A song about the "Twentieth Century" that uses an electroclash riff. Is that a joke about how last century that sound is? Heh. While
I'm not sure where I fall on the lyric, which I've said lacks a bit of dramatic tension, I'm enamored of how gentle and lulling the song is. It's a somewhat Kings Of Convenience melody. And the song has the kind of funny spikiness that makes me want to declare it this album's "Miserablism." However, I do feel that it could have done with some handclaps, ironic or otherwise. Imagine it.
6.
When I make it onto
American Idol, and they have a Diane Warren night again, I can now at least sing "Numb" as my big showstopping number.
Because I am twelve, I giggled when reading
the Amazon blurb about how the album includes a "song written by backroom legend Diane Warren." Hee. "Backroom legend." Hee hee HEEE. I've known some backroom legends in my time. Ahem. Anyway, I am today feeling a bit shamed about how this alleged mp3 blog has offered you nothing to sample this past week, but then again I don't want to incur any high profile wrath. But
here is Diane Warren's original demo of "Numb." Listen, and then, of course, delete. You'll want to.
7.
The correct answer to the question I posed at the end of
my "Resurrectionist" entry is "yes." That song should replace "God Willing." "Psychological" has been struggling to establish a firm foothold in my affections, but it is thematically key to the album. And I love all the ballads, as the above items have established. "The Resurrectionist," in addition to being catchy as all hell, gives the album another pumping track, and if included, would have had us furiously trying to figure out if the Victorian situation it describes is meant as an allegory of some modern-day scenario. (Is Bush...a body snatcher? It obviously seems more like he's the snatchee, or just a snatch, with his mind being the thing they've taken, but, hey, I would have considered it.) Most importantly, "God Willing" is only an instrumental interlude; replacing it with "The Resurrectionist" would more truly give
Fundamental twelve tracks, and keep up the Boys' record of issuing albums with an even number of songs. Crucial. Okay, actually that record was already marred when
Please opted to constitute "Opportunites (Reprise)" as a stand-alone track on CD, but don't remind me.
8.
"I Made My Excuses And Left" demonstrates how, in the wake of scoring
Closer To Heaven and
Battleship Potemkin, Neil and Chris know how to use musical motifs to tell a story.

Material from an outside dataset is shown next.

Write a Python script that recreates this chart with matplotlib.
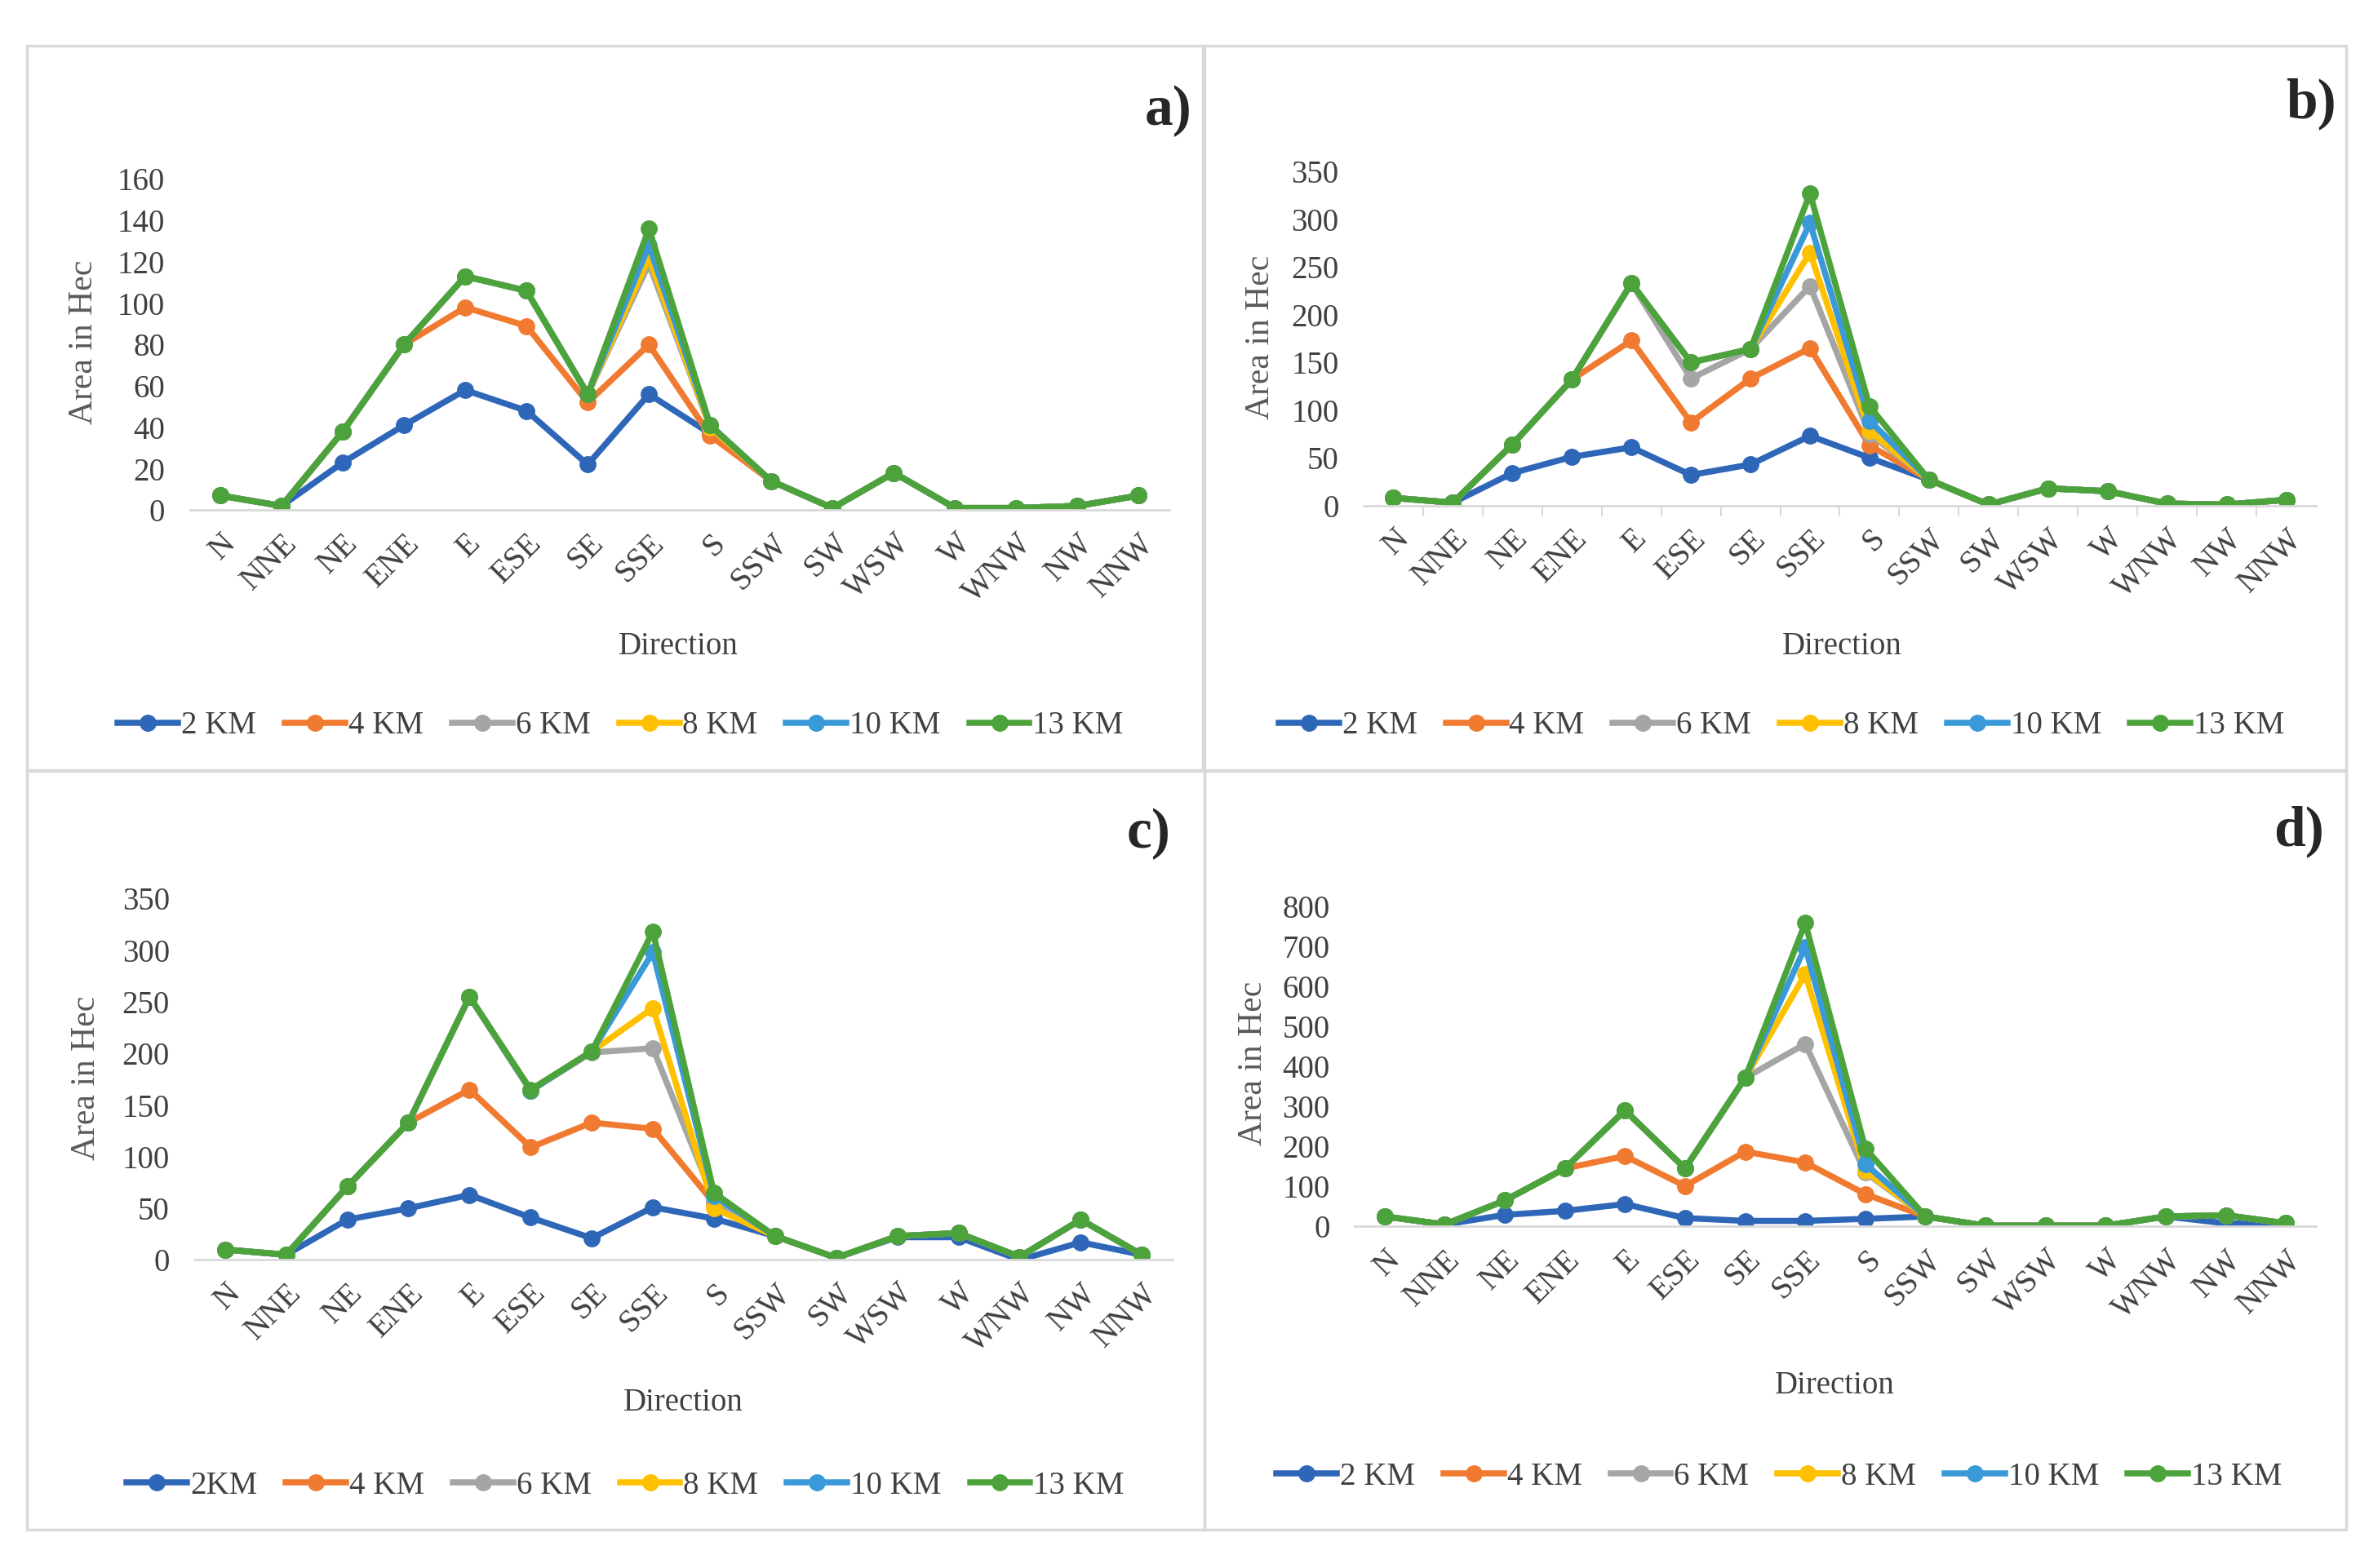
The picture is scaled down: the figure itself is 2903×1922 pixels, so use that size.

I've already suggested that the 2-minute opening, in which Chris apparently sings "I'm all alone again" into his handphone, has a kind of thematic "voices-in-the-head" relevance, but it does more. Notice how the six-note passage recurs at the 3:22 mark. In a chapter straight out of a Henry James novel, Neil has stumbled upon a scene of non-verbal intimacy ("Each of you looked up, but no one said a word"), and understood. He makes his excuses, and he leaves. Then, at this precise point, we hear the passage again, replayed by strings. And so
we understand, because the musical passage, via its prior associations, tells us, purely through music, and equally without words: now he will be alone again. It's a moment in which we are emphatically, and empathetically, put in the narrator's place.
9.
Thank you to everyone who has commented on the entries thus far, including
those who did so on the earlier "Resurrectionist" post. Many of my thoughts have been inspired by yours, and in the case of esque, with whom I've talked about the Pet Shop Boys for about a decade now, sometimes stolen.
10.
Fundamental is
out in the UK this Monday, May 22, and an American release on Rhino will supposedly follow on June 27. Go buy it. It is, after all, the bloody Pet Shop Boys, darlings.